Published March 27, 2015

By Chris Fitzsimon

by Chris Fitzsimon, NC Policy Watch and NC SPIN panelist, March 26, 2015.

Here are a few facts that Governor Pat McCrory and legislative leaders never mention when they boast of the alleged “Carolina Comeback” and that right-wing pundits always leave out when marveling at what they describe as “sizzling” job growth in North Carolina.

The number of North Carolinians who are currently unemployed is higher than it was before the Great Recession and that increase in people out of work is larger in proportion than the nation as a whole.

North Carolina has also seen a bigger drop in the percentage of people who have a job than the country has experienced. And for the folks in the state lucky enough to have steady employment, their wages have not kept up with inflation.

The buying power of wages is down 1.9 percent for North Carolina workers when you adjust for inflation, while it is up 1.3 percent for workers nationwide.

The numbers come from a new report from the N.C. Budget & Tax Center with a headline “Growth without prosperity,” a title that seems especially appropriate when you consider that the gross state output is up 18.5 percent since 2007 but workers aren’t seeing much of that economic growth in their paychecks.

The report also includes a graph that shows that job growth in North Carolina has generally tracked the national growth rate. It’s 0.8 percent higher overall.

Add it up and you have slightly better job growth than the nation but fewer people working and a drop in real wages in contrast to a slight increase nationally.

Even looking through rose-colored glasses that hardly seems to be a picture worth celebrating or proclaim sizzling.

But that’s what all the fuss on the Right is about, that North Carolina, along with the rest of the country, has recovered from the recession.

None of the pundits have apparently considered that national economic policy has more to do with what happens in North Carolina than what legislation state lawmakers pass. The economic policies of the Obama Administration never get a nod from McCrory or the conservative spin machines in the state.

No, it’s all the state tax cuts they tell us that have caused the comeback. That and slashing unemployment benefits with less than one in five laid off workers actually receiving benefits these days.

They have to sell the anemic recovery in North Carolina. It’s what their campaigns and their ideology is based on, the incorrect assumption that tax windfalls for the wealthy and corporations always create an economic boom that provides benefits for everybody.

Economic studies show otherwise and so do the experiences of thousands of workers and families in North Carolina.

The cost of the tax cuts that McCrory promised would be revenue neutral are now creeping towards a billion dollars a year while we hear from legislative leaders that there’s not enough money to give teachers and state employees a raise or replace the cuts to public school classrooms or repair the holes torn in the safety net in the last few years.

The folks currently in charge know they have to convince us that their tax breaks for the well-to-do and the budget cuts for schools they required have created an economic miracle. Their political lives depend on it.

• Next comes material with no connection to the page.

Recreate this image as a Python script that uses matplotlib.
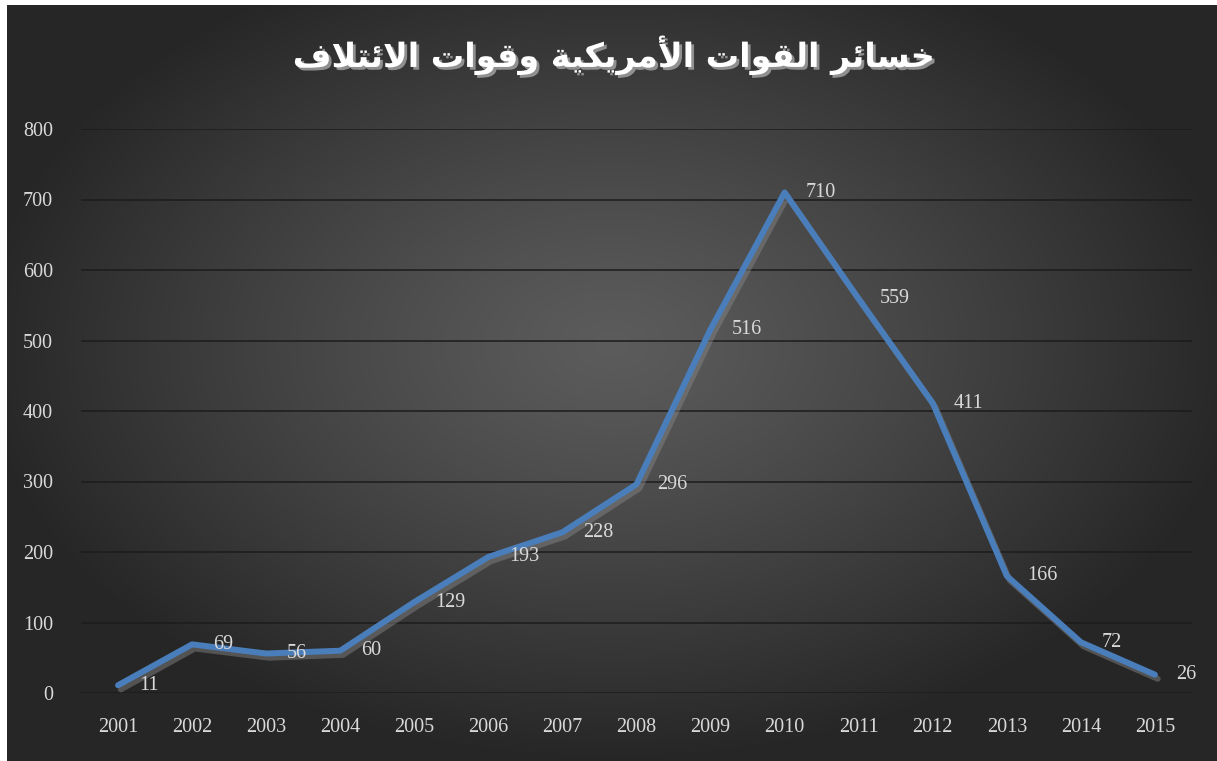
import matplotlib
matplotlib.use("Agg")
import matplotlib.pyplot as plt
import matplotlib.patheffects as pe
import numpy as np

# البيانات
years = ['2001', '2002', '2003', '2004', '2005', '2006', '2007', '2008',
         '2009', '2010', '2011', '2012', '2013', '2014', '2015']
losses = [11, 69, 56, 60, 129, 193, 228, 296, 516, 710, 559, 411, 166, 72, 26]
y_ticks = [0, 100, 200, 300, 400, 500, 600, 700, 800]
title = 'خسائر القوات الأمريكية وقوات الائتلاف'

# تشكيل بسيط للحروف العربية (matplotlib لا يقوم بذلك)
FORMS = {
    'ا': ('\uFE8D', '\uFE8E', None, None),
    'أ': ('\uFE83', '\uFE84', None, None),
    'ة': ('\uFE93', '\uFE94', None, None),
    'ر': ('\uFEAD', '\uFEAE', None, None),
    'و': ('\uFEED', '\uFEEE', None, None),
    'ت': ('\uFE95', '\uFE96', '\uFE97', '\uFE98'),
    'خ': ('\uFEA5', '\uFEA6', '\uFEA7', '\uFEA8'),
    'س': ('\uFEB1', '\uFEB2', '\uFEB3', '\uFEB4'),
    'ف': ('\uFED1', '\uFED2', '\uFED3', '\uFED4'),
    'ق': ('\uFED5', '\uFED6', '\uFED7', '\uFED8'),
    'ك': ('\uFED9', '\uFEDA', '\uFEDB', '\uFEDC'),
    'ل': ('\uFEDD', '\uFEDE', '\uFEDF', '\uFEE0'),
    'م': ('\uFEE1', '\uFEE2', '\uFEE3', '\uFEE4'),
    'ي': ('\uFEF1', '\uFEF2', '\uFEF3', '\uFEF4'),
    'ئ': ('\uFE89', '\uFE8A', '\uFE8B', '\uFE8C'),
    '\u0001': ('\uFEFB', '\uFEFC', None, None),  # لا
    '\u0002': ('\uFEF7', '\uFEF8', None, None),  # لأ
}


def shape(text):
    text = text.replace('لا', '\u0001').replace('لأ', '\u0002')
    out = []
    for i, ch in enumerate(text):
        if ch not in FORMS:
            out.append(ch)
            continue
        prev = text[i - 1] if i > 0 else ''
        nxt = text[i + 1] if i + 1 < len(text) else ''
        jp = prev in FORMS and FORMS[prev][2] is not None
        jn = nxt in FORMS and FORMS[ch][2] is not None
        iso, fin, ini, med = FORMS[ch]
        if jp and jn:
            out.append(med)
        elif jp:
            out.append(fin)
        elif jn:
            out.append(ini)
        else:
            out.append(iso)
    return ''.join(out)[::-1]


W, H = 1217, 761
fig = plt.figure(figsize=(W / 100, H / 100), dpi=100, facecolor='white')

# خلفية متدرجة
bg = fig.add_axes([7 / W, 0, 1 - 7 / W, 1 - 5 / H])
gx, gy = np.meshgrid(np.linspace(-1, 1, 600), np.linspace(-1, 1, 400))
r = np.clip(np.sqrt((gx / 1.05) ** 2 + ((gy + 0.1) / 1.1) ** 2), 0, 1)
shade = 0.36 - (0.36 - 0.15) * r ** 1.2
bg.imshow(np.dstack([shade] * 3), aspect='auto', extent=[0, 1, 0, 1])
bg.axis('off')

ax = fig.add_axes([81 / W, 1 - 693 / H, (1192 - 81) / W, (693 - 129) / H])
ax.patch.set_alpha(0)
x = np.arange(len(years))
line_color = '#4a7ebb'
ax.plot(x, losses, color=line_color, lw=4.3, solid_capstyle='round',
        solid_joinstyle='round', zorder=3,
        path_effects=[pe.SimpleLineShadow(offset=(2, -3), shadow_color='#8a8a8a', alpha=0.45),
                      pe.Normal()])

for xi, v in zip(x, losses):
    ax.annotate(str(v), (xi, v), xytext=(15, 0), textcoords='offset points',
                ha='left', va='center', color='#d9d9d9', fontsize=14.5,
                family='Liberation Serif', zorder=4)

ax.set_xlim(-0.5, len(years) - 0.5)
ax.set_ylim(0, 800)
ax.set_yticks(y_ticks)
ax.set_xticks(x)
ax.set_xticklabels(years)
ax.tick_params(length=0, colors='#d9d9d9', labelsize=14.5)
ax.tick_params(axis='y', pad=20)
ax.tick_params(axis='x', pad=18)
for lbl in ax.get_xticklabels() + ax.get_yticklabels():
    lbl.set_family('Liberation Serif')
for s in ax.spines.values():
    s.set_visible(False)
ax.grid(axis='y', color='#1c1c1c', lw=1.1)
ax.set_axisbelow(True)

fig.text(0.505, 1 - 55 / H, shape(title), ha='center', va='center',
         color='white', fontsize=24, fontweight='bold', family='DejaVu Sans',
         path_effects=[pe.SimplePatchShadow(offset=(2, -2), shadow_rgbFace='#9a9a9a', alpha=0.9),
                       pe.Normal()])

fig.savefig('out.png', dpi=100, facecolor=fig.get_facecolor())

But the numbers tell a different story and so do the lives of people across North Carolina whose daily struggles belie any notion of a strong economic comeback.

Sell the sizzle, not the steak is an old advertising slogan. In North Carolina these days, all the Right can do is try to convince us there’s a sizzle at all. There’s no steak—or real economy recovery—to sell.

March 27, 2015 at 9:09 am
Frank Burns says:

In part we have been a victim of the lack of attention of the Obama administration to the economy. In their crowd, the word business is like a curse word. Fortunately NC is fighting the odds and crawling back despite the incompetence of the president and the Democrats in Congress. It's all about job creation, private sector job creation.